= Erwin Ratz =

Erwin Ratz (22 December 1898, Graz – 12 December 1973, Vienna) was an Austrian musicologist and music theorist. He is known especially for his work as president of the Gustav Mahler Gesellschaft and for his book Einführung in die musikalische Formenlehre. During Nazi rule, he saved the lives of several Austrian Jews by sheltering them in his apartment for a number of years.

== Biography ==
Between 1918 and 1922, Ratz studied musicology with Guido Adler at the Institute of Musicology of the University of Vienna. At the same time (between 1917 and 1920), he participated in Arnold Schoenberg's seminar for composition and was active in the Schoenberg circle. Schoenberg's students included pianist Olga Novakovic and Hanns Eisler, with whom Ratz became friends. Ratz later did all but one of the piano reductions for Eisler's Balladenbuch (1929–31). For Ratz, Schoenberg was the central personality and influence of his youth, their lessons creating the crucial foundations of Ratz's thinking. In 1918, in an attempt to introduce Schönberg's work to a broader public, Ratz organized "ten public rehearsals for Schoenberg's Chamber Symphony", a series of events from which the "Association for Musical Private Performances" emerged in November 1918.

In 1921–1922, due to straitened financial circumstances, he worked at the Bauhaus in Weimar as a secretary. Despite his relatively short time at the Bauhaus, this center of intense artistic life was also extremely influential on Ratz, through the variety and richness of its activities and its lively, comprehensive artistic events, which included the latest musical developments. Ratz returned to Vienna in 1922 or 1923.

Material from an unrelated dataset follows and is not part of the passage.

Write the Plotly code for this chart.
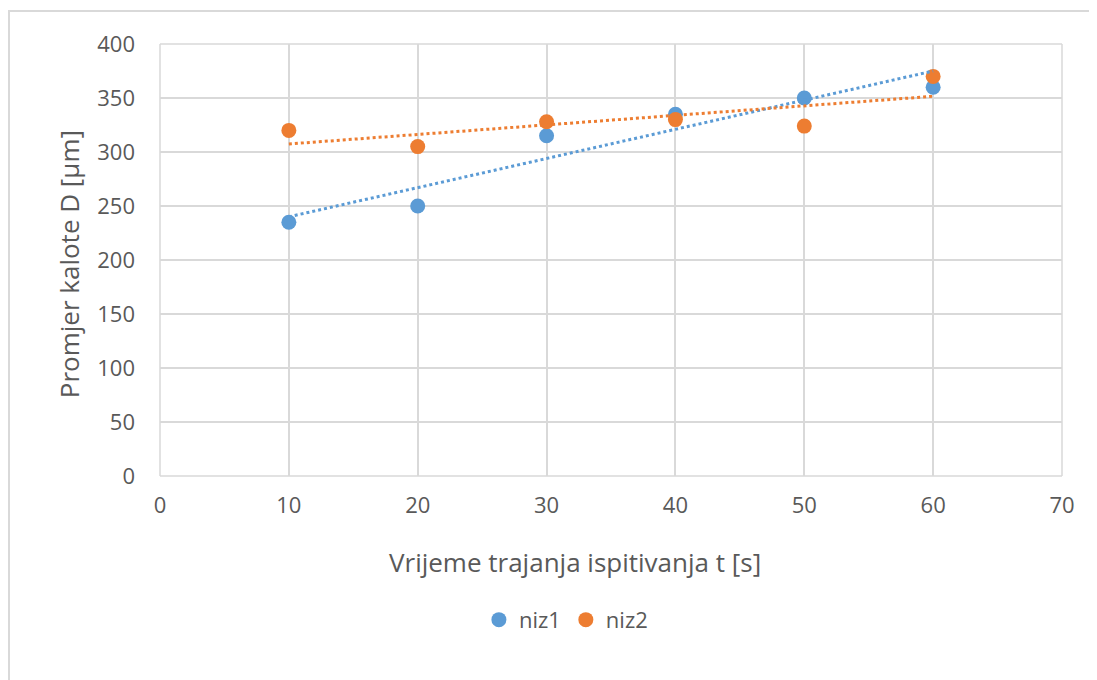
import numpy as np
import plotly.graph_objects as go

x_vals = [10, 20, 30, 40, 50, 60]
niz1 = [235, 250, 315, 335, 350, 360]
niz2 = [320, 305, 328, 330, 324, 370]
series_names = ["niz1", "niz2"]
colors = ["#5B9BD5", "#ED7D31"]
x_title = "Vrijeme trajanja ispitivanja t [s]"
y_title = "Promjer kalote D [µm]"

fig = go.Figure()
for name, ys, c in zip(series_names, [niz1, niz2], colors):
    fig.add_trace(go.Scatter(x=x_vals, y=ys, mode="markers", name=name,
                             marker=dict(color=c, size=15), legendgroup=name))
for name, ys, c in zip(series_names, [niz1, niz2], colors):
    k, b = np.polyfit(x_vals, ys, 1)
    xt = [min(x_vals), max(x_vals)]
    fig.add_trace(go.Scatter(x=xt, y=[k * v + b for v in xt], mode="lines",
                             line=dict(color=c, width=3, dash="dot"),
                             showlegend=False, hoverinfo="skip"))

font_fam = "Open Sans, Noto Sans, sans-serif"
grid = "#D9D9D9"
fig.update_layout(
    width=1097, height=680,
    paper_bgcolor="white", plot_bgcolor="white",
    margin=dict(l=152, r=43, t=36, b=212, autoexpand=False),
    font=dict(family=font_fam, color="#595959", size=22),
    xaxis=dict(range=[0, 70], dtick=10, showgrid=True, gridcolor=grid, gridwidth=1.5,
               zeroline=False, showline=False, ticks="", ticklabelstandoff=14),
    yaxis=dict(range=[0, 400], dtick=50, showgrid=True, gridcolor=grid, gridwidth=1.5,
               zeroline=False, showline=False, ticks="", ticklabelstandoff=24),
    legend=dict(orientation="h", x=0.45, xanchor="center", y=-0.333, yanchor="middle",
                font=dict(size=22), itemwidth=30, tracegroupgap=0),
    showlegend=True,
)
fig.add_annotation(text=x_title, xref="paper", yref="paper", x=0.46, y=-0.199,
                   xanchor="center", yanchor="middle", showarrow=False,
                   font=dict(size=26))
fig.add_annotation(text=y_title, xref="paper", yref="paper", x=-0.101, y=0.49,
                   xanchor="center", yanchor="middle", showarrow=False, textangle=-90,
                   font=dict(size=26))
for (x0, x1, y0, y1) in [(0, 1, 1, 1), (1, 1, 0, 1), (0, 1, 0, 0), (0, 0, 0, 1)]:
    fig.add_shape(type="line", xref="paper", yref="paper", x0=x0, x1=x1, y0=y0, y1=y1,
                  line=dict(color=grid, width=1.5))
# outer chart-area border
fig.add_shape(type="rect", xref="paper", yref="paper",
              x0=-151 / 902, x1=1.2, y0=-0.8, y1=465 / 432,
              line=dict(color=grid, width=2), fillcolor="rgba(0,0,0,0)", layer="below")
fig.write_html("out.html")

During the period of Nazi rule, Ratz took in a number of Jews and hid them in his apartment, effectively saving their lives. He was supported in this by his former wife, Lonny (Leonie) Ratz. In 2016 both were posthumously recognised for their resistance, receiving the title of Righteous Among the Nations from Yad Vashem.

After World War II he became a lecturer in musical form and analysis at the Academy of Music and Performing Arts in Vienna (Akademie für Musik und darstellende Kunst; now the University of Music and Performing Arts Vienna). He also worked as an editor for Universal Edition. In 1957 he received the title of professor. From 1949 to 1968 he was involved (from 1952 in a leading position) in the Austrian section of the International Society for Contemporary Music (ISCM).

Ratz gained international renown as President of the Gustav Mahler Gesellschaft in Vienna, and especially for his role in the publication of the complete edition of Mahler's musical compositions. From 1960, however, Ratz fought against the efforts of Deryck Cooke and others to create performable editions of Mahler's unfinished Tenth Symphony, insisting in articles and interviews that no such attempt could be legitimate given the state of Mahler's draft.

==Introduction to Musical Form==

Ratz is also known for his work Einführung in die musikalische Formenlehre ("Introduction to Musical Form"), which is devoted primarily to the work of Bach and Beethoven and strives to find commonalities in their compositional principles. Ratz's explanation and expansion of Schoenberg's notions of the "basic idea" and the typology of themes (period and sentence) form the foundation of William Caplin's theory of formal functions.